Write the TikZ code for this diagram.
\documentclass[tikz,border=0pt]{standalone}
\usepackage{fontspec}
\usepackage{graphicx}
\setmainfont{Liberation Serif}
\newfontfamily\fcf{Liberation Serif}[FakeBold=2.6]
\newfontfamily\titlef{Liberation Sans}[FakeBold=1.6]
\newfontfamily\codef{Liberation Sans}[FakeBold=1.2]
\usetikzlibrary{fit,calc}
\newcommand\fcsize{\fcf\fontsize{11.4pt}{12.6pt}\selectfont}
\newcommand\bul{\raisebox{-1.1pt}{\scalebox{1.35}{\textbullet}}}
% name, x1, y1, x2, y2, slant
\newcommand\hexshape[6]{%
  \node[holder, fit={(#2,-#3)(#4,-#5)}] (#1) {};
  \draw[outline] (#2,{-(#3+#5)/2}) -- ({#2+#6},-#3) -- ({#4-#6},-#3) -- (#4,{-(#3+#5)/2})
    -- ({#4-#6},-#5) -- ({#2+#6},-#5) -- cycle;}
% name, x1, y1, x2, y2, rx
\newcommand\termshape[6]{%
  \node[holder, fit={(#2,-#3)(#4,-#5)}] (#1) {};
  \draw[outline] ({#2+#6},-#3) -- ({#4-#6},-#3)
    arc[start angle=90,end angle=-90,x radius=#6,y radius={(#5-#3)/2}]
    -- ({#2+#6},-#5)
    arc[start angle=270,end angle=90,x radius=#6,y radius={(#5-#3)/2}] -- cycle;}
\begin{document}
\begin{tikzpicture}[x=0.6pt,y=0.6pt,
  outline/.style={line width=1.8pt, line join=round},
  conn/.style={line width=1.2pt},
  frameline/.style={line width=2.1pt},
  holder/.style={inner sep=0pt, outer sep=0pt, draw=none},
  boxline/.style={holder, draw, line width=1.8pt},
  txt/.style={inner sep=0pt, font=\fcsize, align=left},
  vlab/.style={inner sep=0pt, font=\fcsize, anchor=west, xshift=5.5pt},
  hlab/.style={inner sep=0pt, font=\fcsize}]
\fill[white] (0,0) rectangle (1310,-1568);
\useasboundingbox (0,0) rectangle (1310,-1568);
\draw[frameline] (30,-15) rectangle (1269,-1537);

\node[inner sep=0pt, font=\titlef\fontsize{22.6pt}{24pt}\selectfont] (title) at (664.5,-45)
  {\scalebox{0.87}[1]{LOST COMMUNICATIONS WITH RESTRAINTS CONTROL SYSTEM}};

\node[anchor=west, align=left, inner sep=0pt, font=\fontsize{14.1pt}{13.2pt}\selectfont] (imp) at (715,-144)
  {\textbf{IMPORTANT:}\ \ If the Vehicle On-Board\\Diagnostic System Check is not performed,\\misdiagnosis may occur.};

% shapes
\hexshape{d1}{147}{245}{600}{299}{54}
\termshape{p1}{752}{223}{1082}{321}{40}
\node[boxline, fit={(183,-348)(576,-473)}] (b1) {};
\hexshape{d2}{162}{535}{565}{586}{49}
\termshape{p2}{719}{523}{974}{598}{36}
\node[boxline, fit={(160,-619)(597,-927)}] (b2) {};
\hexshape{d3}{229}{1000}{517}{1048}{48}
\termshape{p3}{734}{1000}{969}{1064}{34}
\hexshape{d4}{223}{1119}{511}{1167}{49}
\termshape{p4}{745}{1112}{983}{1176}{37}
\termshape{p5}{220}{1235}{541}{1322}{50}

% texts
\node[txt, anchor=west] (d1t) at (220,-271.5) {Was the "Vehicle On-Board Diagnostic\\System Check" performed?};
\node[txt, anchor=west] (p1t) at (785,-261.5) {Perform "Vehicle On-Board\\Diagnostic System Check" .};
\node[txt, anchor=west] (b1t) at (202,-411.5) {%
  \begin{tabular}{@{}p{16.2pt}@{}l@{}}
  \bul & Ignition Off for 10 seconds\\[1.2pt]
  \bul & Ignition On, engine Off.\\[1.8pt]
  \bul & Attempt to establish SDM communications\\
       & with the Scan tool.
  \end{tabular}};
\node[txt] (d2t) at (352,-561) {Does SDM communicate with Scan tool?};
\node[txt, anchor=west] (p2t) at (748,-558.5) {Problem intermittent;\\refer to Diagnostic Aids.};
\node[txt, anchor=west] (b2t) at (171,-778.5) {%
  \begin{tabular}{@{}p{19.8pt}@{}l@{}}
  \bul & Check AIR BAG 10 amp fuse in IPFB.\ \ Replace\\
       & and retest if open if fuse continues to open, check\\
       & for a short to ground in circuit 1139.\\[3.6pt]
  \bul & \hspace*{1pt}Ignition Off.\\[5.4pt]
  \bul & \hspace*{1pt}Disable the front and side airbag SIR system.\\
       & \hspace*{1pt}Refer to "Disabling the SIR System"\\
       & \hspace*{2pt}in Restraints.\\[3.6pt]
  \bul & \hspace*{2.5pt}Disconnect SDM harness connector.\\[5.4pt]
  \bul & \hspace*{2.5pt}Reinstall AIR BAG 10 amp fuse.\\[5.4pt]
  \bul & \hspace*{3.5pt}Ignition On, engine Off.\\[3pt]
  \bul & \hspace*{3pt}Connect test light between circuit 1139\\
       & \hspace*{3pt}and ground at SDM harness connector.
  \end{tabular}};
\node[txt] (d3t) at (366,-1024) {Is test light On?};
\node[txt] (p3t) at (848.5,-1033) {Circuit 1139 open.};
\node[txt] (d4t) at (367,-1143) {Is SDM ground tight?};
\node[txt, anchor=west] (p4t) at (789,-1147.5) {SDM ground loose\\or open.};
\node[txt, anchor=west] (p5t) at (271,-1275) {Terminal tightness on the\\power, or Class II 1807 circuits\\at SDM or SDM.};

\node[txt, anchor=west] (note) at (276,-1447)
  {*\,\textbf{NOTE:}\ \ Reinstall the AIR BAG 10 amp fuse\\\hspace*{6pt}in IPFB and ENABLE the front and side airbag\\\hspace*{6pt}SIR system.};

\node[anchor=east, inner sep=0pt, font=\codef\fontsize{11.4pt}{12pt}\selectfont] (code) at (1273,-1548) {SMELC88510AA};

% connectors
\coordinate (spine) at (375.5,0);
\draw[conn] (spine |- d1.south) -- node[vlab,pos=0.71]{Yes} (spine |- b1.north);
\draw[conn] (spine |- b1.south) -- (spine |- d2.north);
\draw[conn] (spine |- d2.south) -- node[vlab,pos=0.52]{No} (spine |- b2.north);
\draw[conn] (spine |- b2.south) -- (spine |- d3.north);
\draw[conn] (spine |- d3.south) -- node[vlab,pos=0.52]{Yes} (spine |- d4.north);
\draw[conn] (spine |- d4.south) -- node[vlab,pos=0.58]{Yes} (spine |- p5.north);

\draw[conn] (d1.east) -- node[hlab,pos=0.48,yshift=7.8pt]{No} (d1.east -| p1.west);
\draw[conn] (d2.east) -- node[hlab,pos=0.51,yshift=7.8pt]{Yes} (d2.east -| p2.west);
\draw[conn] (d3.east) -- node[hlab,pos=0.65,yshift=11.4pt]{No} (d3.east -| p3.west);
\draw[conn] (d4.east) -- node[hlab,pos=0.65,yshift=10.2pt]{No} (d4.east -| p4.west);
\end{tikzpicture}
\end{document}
...
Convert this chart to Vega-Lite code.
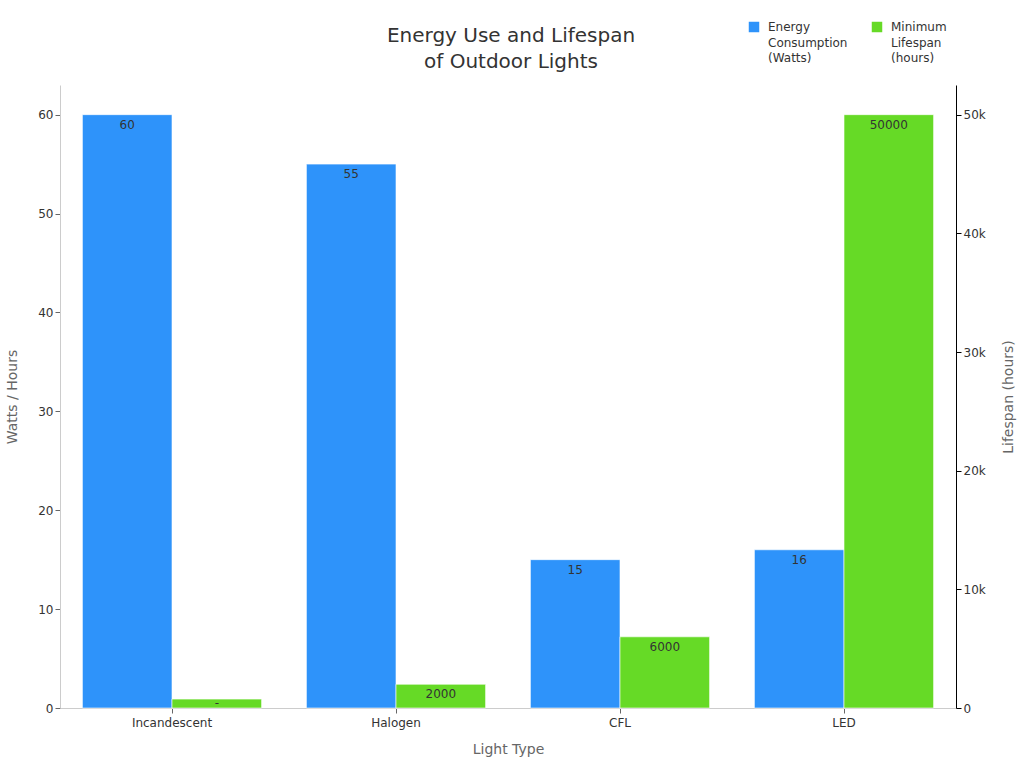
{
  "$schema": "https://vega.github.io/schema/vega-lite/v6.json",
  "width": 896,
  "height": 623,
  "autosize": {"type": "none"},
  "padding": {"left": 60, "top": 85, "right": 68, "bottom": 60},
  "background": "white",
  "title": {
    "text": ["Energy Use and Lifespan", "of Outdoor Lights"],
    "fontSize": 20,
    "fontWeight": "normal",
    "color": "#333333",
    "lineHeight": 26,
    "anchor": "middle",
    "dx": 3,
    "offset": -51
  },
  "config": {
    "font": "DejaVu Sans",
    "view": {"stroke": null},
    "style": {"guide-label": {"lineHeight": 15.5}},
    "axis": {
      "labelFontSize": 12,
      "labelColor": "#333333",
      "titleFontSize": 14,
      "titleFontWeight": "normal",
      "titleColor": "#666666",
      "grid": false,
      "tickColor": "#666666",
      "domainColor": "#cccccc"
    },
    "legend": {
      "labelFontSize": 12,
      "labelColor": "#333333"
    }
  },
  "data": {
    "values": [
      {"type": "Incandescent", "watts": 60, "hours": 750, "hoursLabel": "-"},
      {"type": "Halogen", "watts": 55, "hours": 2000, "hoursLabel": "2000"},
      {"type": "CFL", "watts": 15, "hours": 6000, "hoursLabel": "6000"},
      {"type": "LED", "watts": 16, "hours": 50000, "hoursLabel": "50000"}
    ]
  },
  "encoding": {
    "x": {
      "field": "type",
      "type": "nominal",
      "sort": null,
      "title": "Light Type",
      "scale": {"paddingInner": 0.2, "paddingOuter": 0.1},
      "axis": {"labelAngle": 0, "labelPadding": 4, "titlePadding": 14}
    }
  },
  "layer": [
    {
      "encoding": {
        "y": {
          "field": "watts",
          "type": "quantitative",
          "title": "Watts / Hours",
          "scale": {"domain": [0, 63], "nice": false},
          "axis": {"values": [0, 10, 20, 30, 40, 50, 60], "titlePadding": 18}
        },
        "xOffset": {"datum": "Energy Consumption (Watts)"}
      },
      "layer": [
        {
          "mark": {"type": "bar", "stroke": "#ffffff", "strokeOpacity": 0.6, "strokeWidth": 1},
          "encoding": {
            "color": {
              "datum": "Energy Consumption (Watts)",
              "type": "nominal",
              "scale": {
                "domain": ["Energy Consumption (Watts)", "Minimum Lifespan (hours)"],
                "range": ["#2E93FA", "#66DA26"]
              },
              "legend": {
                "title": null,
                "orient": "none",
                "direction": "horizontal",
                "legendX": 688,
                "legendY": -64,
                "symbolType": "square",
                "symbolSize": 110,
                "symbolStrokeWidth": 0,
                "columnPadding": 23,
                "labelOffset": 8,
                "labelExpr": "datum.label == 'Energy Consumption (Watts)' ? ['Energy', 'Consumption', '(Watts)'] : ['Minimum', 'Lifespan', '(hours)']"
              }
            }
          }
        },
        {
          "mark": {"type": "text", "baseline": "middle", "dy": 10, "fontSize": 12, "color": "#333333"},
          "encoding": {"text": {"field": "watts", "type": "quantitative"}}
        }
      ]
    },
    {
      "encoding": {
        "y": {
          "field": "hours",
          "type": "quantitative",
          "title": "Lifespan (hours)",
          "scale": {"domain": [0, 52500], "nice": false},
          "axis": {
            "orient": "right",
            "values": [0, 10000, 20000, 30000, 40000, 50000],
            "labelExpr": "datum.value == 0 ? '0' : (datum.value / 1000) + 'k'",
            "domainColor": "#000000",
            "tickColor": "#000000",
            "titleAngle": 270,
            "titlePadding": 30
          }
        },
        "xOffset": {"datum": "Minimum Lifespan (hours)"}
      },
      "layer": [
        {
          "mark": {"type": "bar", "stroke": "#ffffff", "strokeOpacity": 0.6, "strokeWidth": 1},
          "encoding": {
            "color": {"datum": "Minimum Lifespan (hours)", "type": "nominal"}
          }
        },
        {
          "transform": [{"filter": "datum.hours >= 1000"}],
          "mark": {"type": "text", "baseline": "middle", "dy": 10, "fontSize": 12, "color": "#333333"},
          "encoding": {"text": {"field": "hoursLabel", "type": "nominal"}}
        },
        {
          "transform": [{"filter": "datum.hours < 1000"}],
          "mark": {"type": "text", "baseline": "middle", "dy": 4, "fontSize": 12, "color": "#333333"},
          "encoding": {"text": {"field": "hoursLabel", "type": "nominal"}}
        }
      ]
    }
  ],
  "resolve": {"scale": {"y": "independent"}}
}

TASK OBJECTIVE:
Copy out every line that includes the word "this".

FINISHED ANSWER:
Write the TikZ code for this diagram.
Convert this chart to Vega-Lite code.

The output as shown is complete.